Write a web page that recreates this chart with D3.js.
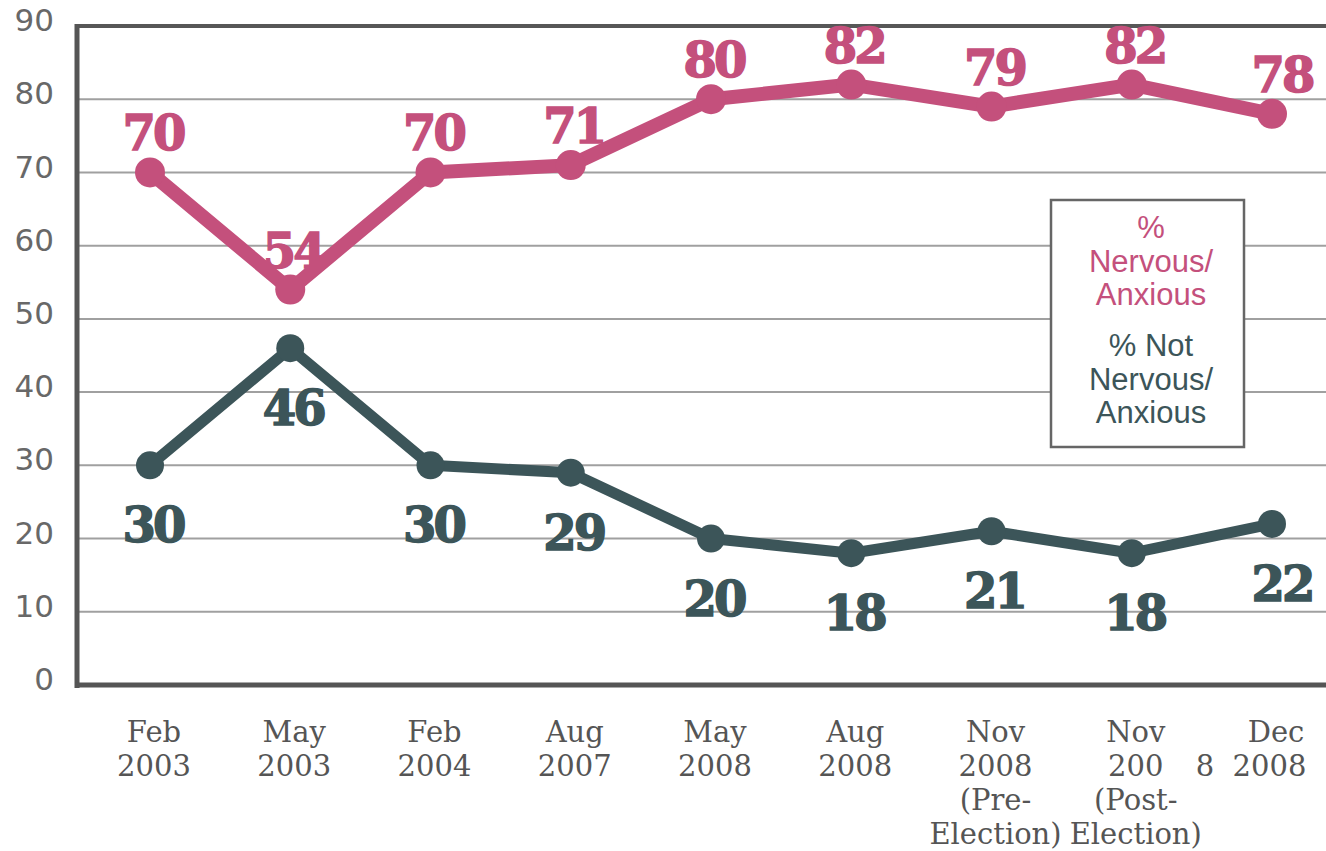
<!DOCTYPE html>
<html>
<head>
<meta charset="utf-8">
<script src="https://cdn.jsdelivr.net/npm/d3@7/dist/d3.min.js"></script>
<style>
  html, body { margin: 0; padding: 0; background: #fff; }
  svg { display: block; }
  .pre { white-space: pre; }
</style>
</head>
<body>
<svg id="chart" width="1326" height="851"></svg>
<script>
// ---- data ----
const categories = ["Feb 2003", "May 2003", "Feb 2004", "Aug 2007", "May 2008", "Aug 2008", "Nov 2008 Pre", "Nov 2008 Post", "Dec 2008"];
const tickLabelLines = [
  ["Feb", "2003"],
  ["May", "2003"],
  ["Feb", "2004"],
  ["Aug", "2007"],
  ["May", "2008"],
  ["Aug", "2008"],
  ["Nov", "2008", "(Pre-", "Election)"],
  ["Nov", "200", "(Post-", "Election)"],
  ["Dec", "8  2008"]
];
const nervous = [70, 54, 70, 71, 80, 82, 79, 82, 78];
const notNervous = [30, 46, 30, 29, 20, 18, 21, 18, 22];
const yTicks = [0, 10, 20, 30, 40, 50, 60, 70, 80, 90];
const legendNervous = ["%", "Nervous/", "Anxious"];
const legendNot = ["% Not", "Nervous/", "Anxious"];

// ---- styles ----
const PINK = "#c4507c";
const TEAL = "#3c5559";

const svg = d3.select("#chart");
const x = d3.scalePoint().domain(categories).range([150, 1272]);
const y = d3.scaleLinear().domain([0, 90]).range([685, 26]);

// gridlines
svg.append("g").selectAll("line")
  .data(yTicks.filter(d => d > 0 && d < 90))
  .join("line")
  .attr("x1", 77).attr("x2", 1326)
  .attr("y1", d => y(d)).attr("y2", d => y(d))
  .attr("stroke", "#a0a0a0").attr("stroke-width", 2);

// top frame line
svg.append("line")
  .attr("x1", 77).attr("x2", 1326)
  .attr("y1", y(90)).attr("y2", y(90))
  .attr("stroke", "#575757").attr("stroke-width", 4);

// y axis
const yAxis = d3.axisLeft(y).tickValues(yTicks).tickSize(0).tickPadding(0);
const yg = svg.append("g").attr("transform", "translate(54,0)").call(yAxis);
yg.select(".domain").remove();
yg.selectAll("text")
  .attr("font-family", "DejaVu Sans, sans-serif")
  .attr("font-size", 31)
  .attr("fill", "#686868")
  .attr("dy", "0.15em");

// left and bottom axis lines
svg.append("line").attr("x1", 77).attr("x2", 77).attr("y1", y(90) - 2).attr("y2", y(0) + 3)
  .attr("stroke", "#555").attr("stroke-width", 5);
svg.append("line").attr("x1", 75).attr("x2", 1326).attr("y1", y(0)).attr("y2", y(0))
  .attr("stroke", "#555").attr("stroke-width", 5);

// x axis labels
const xg = svg.append("g");
categories.forEach((c, i) => {
  const lines = tickLabelLines[i];
  const t = xg.append("text")
    .attr("class", "pre")
    .attr("font-family", "DejaVu Serif, serif")
    .attr("font-size", 29)
    .attr("fill", "#555")
    .attr("text-anchor", "middle");
  lines.forEach((ln, j) => {
    let xx = x(c) + 4;
    if (i === categories.length - 1 && j === 1) xx = x(c) - 21;
    t.append("tspan").attr("x", xx).attr("y", 742 + j * 34).text(ln);
  });
});

// legend box
svg.append("rect")
  .attr("x", 1051).attr("y", 200).attr("width", 193).attr("height", 247)
  .attr("fill", "#fff").attr("stroke", "#666").attr("stroke-width", 2.5);
const lg = svg.append("g")
  .attr("font-family", "Liberation Sans, Arial, sans-serif")
  .attr("font-size", 31)
  .attr("text-anchor", "middle");
legendNervous.forEach((t, j) => {
  lg.append("text").attr("x", 1151).attr("y", 238 + j * 33.5).attr("fill", PINK).text(t);
});
legendNot.forEach((t, j) => {
  lg.append("text").attr("x", 1151).attr("y", 356 + j * 33.5).attr("fill", TEAL).text(t);
});

// series
function drawSeries(values, color, width, r, above) {
  const line = d3.line().x((d, i) => x(categories[i])).y(d => y(d));
  svg.append("path").datum(values)
    .attr("d", line).attr("fill", "none")
    .attr("stroke", color).attr("stroke-width", width)
    .attr("stroke-linejoin", "round");
  svg.append("g").selectAll("circle").data(values).join("circle")
    .attr("cx", (d, i) => x(categories[i]))
    .attr("cy", d => y(d))
    .attr("r", r).attr("fill", color);
  svg.append("g").selectAll("text").data(values).join("text")
    .attr("x", (d, i) => x(categories[i]) + (i === values.length - 1 ? 10 : 3))
    .attr("y", d => above ? y(d) - 22 : y(d) + 77)
    .attr("text-anchor", "middle")
    .attr("font-family", "DejaVu Serif, serif")
    .attr("font-weight", "bold")
    .attr("font-size", 48)
    .attr("letter-spacing", -3)
    .attr("fill", color)
    .attr("stroke", color)
    .attr("stroke-width", 1.5)
    .text(d => d);
}
drawSeries(notNervous, TEAL, 11, 14, false);
drawSeries(nervous, PINK, 14, 15, true);
</script>
</body>
</html>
________________________________________
Work to be completed. Reproduce all of the data exactly, omitting each picture it holds.

Result for this task.
Write a web page that recreates this chart with D3.js.
<!DOCTYPE html>
<html>
<head>
<meta charset="utf-8">
<script src="https://cdn.jsdelivr.net/npm/d3@7/dist/d3.min.js"></script>
<style>
  html, body { margin: 0; padding: 0; background: #fff; }
  svg { display: block; }
  .pre { white-space: pre; }
</style>
</head>
<body>
<svg id="chart" width="1326" height="851"></svg>
<script>
// ---- data ----
const categories = ["Feb 2003", "May 2003", "Feb 2004", "Aug 2007", "May 2008", "Aug 2008", "Nov 2008 Pre", "Nov 2008 Post", "Dec 2008"];
const tickLabelLines = [
  ["Feb", "2003"],
  ["May", "2003"],
  ["Feb", "2004"],
  ["Aug", "2007"],
  ["May", "2008"],
  ["Aug", "2008"],
  ["Nov", "2008", "(Pre-", "Election)"],
  ["Nov", "200", "(Post-", "Election)"],
  ["Dec", "8  2008"]
];
const nervous = [70, 54, 70, 71, 80, 82, 79, 82, 78];
const notNervous = [30, 46, 30, 29, 20, 18, 21, 18, 22];
const yTicks = [0, 10, 20, 30, 40, 50, 60, 70, 80, 90];
const legendNervous = ["%", "Nervous/", "Anxious"];
const legendNot = ["% Not", "Nervous/", "Anxious"];

// ---- styles ----
const PINK = "#c4507c";
const TEAL = "#3c5559";

const svg = d3.select("#chart");
const x = d3.scalePoint().domain(categories).range([150, 1272]);
const y = d3.scaleLinear().domain([0, 90]).range([685, 26]);

// gridlines
svg.append("g").selectAll("line")
  .data(yTicks.filter(d => d > 0 && d < 90))
  .join("line")
  .attr("x1", 77).attr("x2", 1326)
  .attr("y1", d => y(d)).attr("y2", d => y(d))
  .attr("stroke", "#a0a0a0").attr("stroke-width", 2);

// top frame line
svg.append("line")
  .attr("x1", 77).attr("x2", 1326)
  .attr("y1", y(90)).attr("y2", y(90))
  .attr("stroke", "#575757").attr("stroke-width", 4);

// y axis
const yAxis = d3.axisLeft(y).tickValues(yTicks).tickSize(0).tickPadding(0);
const yg = svg.append("g").attr("transform", "translate(54,0)").call(yAxis);
yg.select(".domain").remove();
yg.selectAll("text")
  .attr("font-family", "DejaVu Sans, sans-serif")
  .attr("font-size", 31)
  .attr("fill", "#686868")
  .attr("dy", "0.15em");

// left and bottom axis lines
svg.append("line").attr("x1", 77).attr("x2", 77).attr("y1", y(90) - 2).attr("y2", y(0) + 3)
  .attr("stroke", "#555").attr("stroke-width", 5);
svg.append("line").attr("x1", 75).attr("x2", 1326).attr("y1", y(0)).attr("y2", y(0))
  .attr("stroke", "#555").attr("stroke-width", 5);

// x axis labels
const xg = svg.append("g");
categories.forEach((c, i) => {
  const lines = tickLabelLines[i];
  const t = xg.append("text")
    .attr("class", "pre")
    .attr("font-family", "DejaVu Serif, serif")
    .attr("font-size", 29)
    .attr("fill", "#555")
    .attr("text-anchor", "middle");
  lines.forEach((ln, j) => {
    let xx = x(c) + 4;
    if (i === categories.length - 1 && j === 1) xx = x(c) - 21;
    t.append("tspan").attr("x", xx).attr("y", 742 + j * 34).text(ln);
  });
});

// legend box
svg.append("rect")
  .attr("x", 1051).attr("y", 200).attr("width", 193).attr("height", 247)
  .attr("fill", "#fff").attr("stroke", "#666").attr("stroke-width", 2.5);
const lg = svg.append("g")
  .attr("font-family", "Liberation Sans, Arial, sans-serif")
  .attr("font-size", 31)
  .attr("text-anchor", "middle");
legendNervous.forEach((t, j) => {
  lg.append("text").attr("x", 1151).attr("y", 238 + j * 33.5).attr("fill", PINK).text(t);
});
legendNot.forEach((t, j) => {
  lg.append("text").attr("x", 1151).attr("y", 356 + j * 33.5).attr("fill", TEAL).text(t);
});

// series
function drawSeries(values, color, width, r, above) {
  const line = d3.line().x((d, i) => x(categories[i])).y(d => y(d));
  svg.append("path").datum(values)
    .attr("d", line).attr("fill", "none")
    .attr("stroke", color).attr("stroke-width", width)
    .attr("stroke-linejoin", "round");
  svg.append("g").selectAll("circle").data(values).join("circle")
    .attr("cx", (d, i) => x(categories[i]))
    .attr("cy", d => y(d))
    .attr("r", r).attr("fill", color);
  svg.append("g").selectAll("text").data(values).join("text")
    .attr("x", (d, i) => x(categories[i]) + (i === values.length - 1 ? 10 : 3))
    .attr("y", d => above ? y(d) - 22 : y(d) + 77)
    .attr("text-anchor", "middle")
    .attr("font-family", "DejaVu Serif, serif")
    .attr("font-weight", "bold")
    .attr("font-size", 48)
    .attr("letter-spacing", -3)
    .attr("fill", color)
    .attr("stroke", color)
    .attr("stroke-width", 1.5)
    .text(d => d);
}
drawSeries(notNervous, TEAL, 11, 14, false);
drawSeries(nervous, PINK, 14, 15, true);
</script>
</body>
</html>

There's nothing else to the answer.